Wednesday, January 6, 2010

Sleep Training

Raphaela has an internal Swiss clock that wakes her up exactly at 4:20 am, every morning. After speaking with the care taker ("Raphaela has no problem napping with me...") and consulting with the numerous resources I have available to me, it had become clear that I needed to let her "cry it out" for a few days, until she learned that it is not appropriate to start the day when it is so dark and quiet outside.

I would be happy if she stayed asleep until 6 am, I could work with that.

I decided that I would wait until Raphaela turned three months to start this sleep training, which mostly involves her crying and me trying to ignore it, and not cry myself or feel like a terrible parent. That birthday has come and passed, and I have already gotten through two early mornings in which I let her cry for about a half hour, and then just couldn't take it anymore.

It doesn't help that Raphaela was born to be an actress, and her range of expression when she cries includes sobs, whimpering, coughing/choking and downright screaming. It also doesn't help that I do not have a partner here who can hold my hand and comfort me, and remind me that I am neither neglecting nor abusing my child, but simply trying to teach her the ways of the physical plane of Gaea.

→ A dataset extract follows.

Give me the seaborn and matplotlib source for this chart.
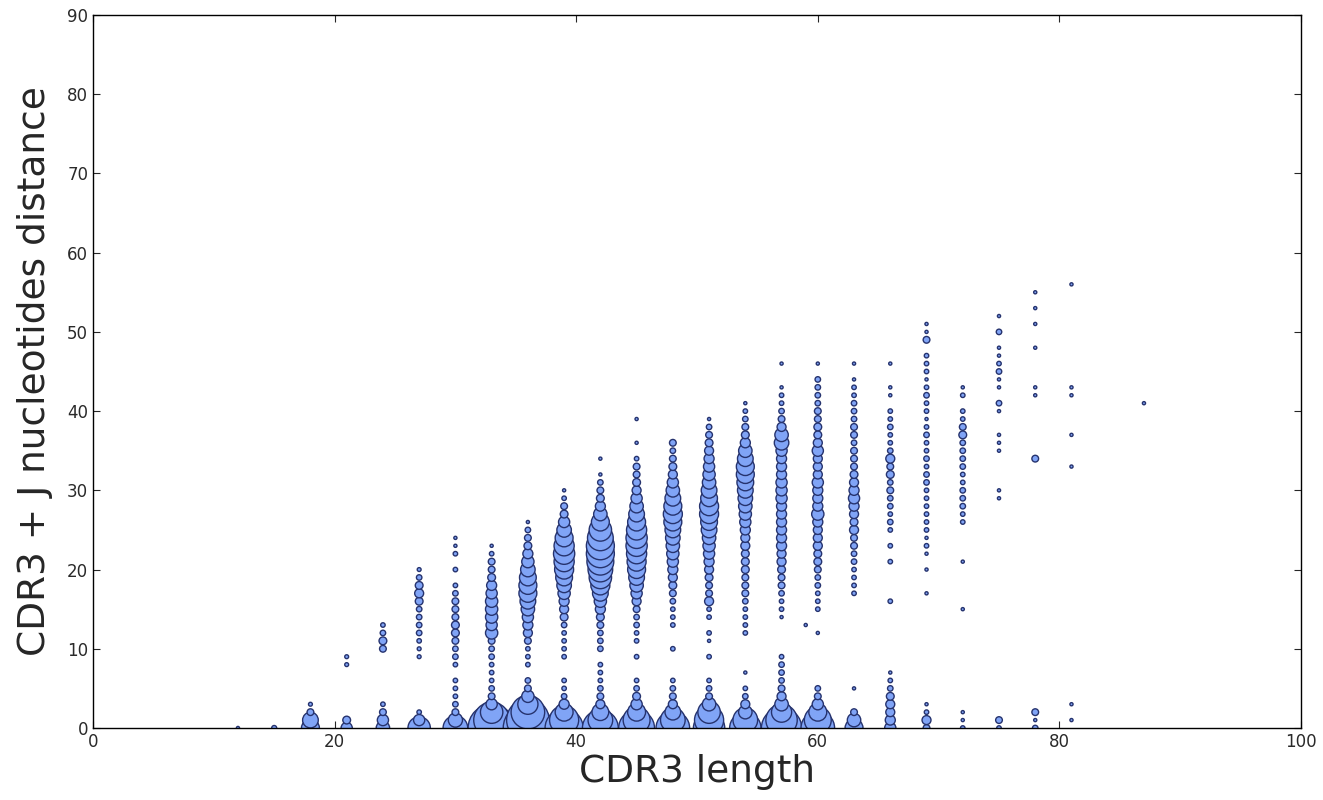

I know that this is best for all of us - Gina Ford's theory that a well rested mother makes a happy, healthy and contented baby - and I must muster the courage and commitment.

5 comments:

Commenter Abbi said...

Hmm, i'm all for sleep training, but the early morning wake up is a bit tricky. Have you tried just taking her into bed with you and nursing? She will probably fall back to sleep until at least 6 if not seven.

I always had more luck with sleep training at 6-7 months.

Doc said...

Tried using the breast as a sleep method, it works only 25% of the time. If I can get her back to sleep, she takes an early morning nap, that's it. Obviously there is a party she's missing somewhere.

anonymous said...

It may be a wet diaper issue. I would go in change the diaper, give her a kiss and say its time to go back to sleep and then let her cry.

koshergourmetmart said...

what's with gaea?

Amy Charles said...

I'm guessing you're trying this too early. 3 months is still pretty immature, a young infant.

You may have to rearrange your schedule so that you catch a nap, too. I know of very few babies sleep-trained at that age.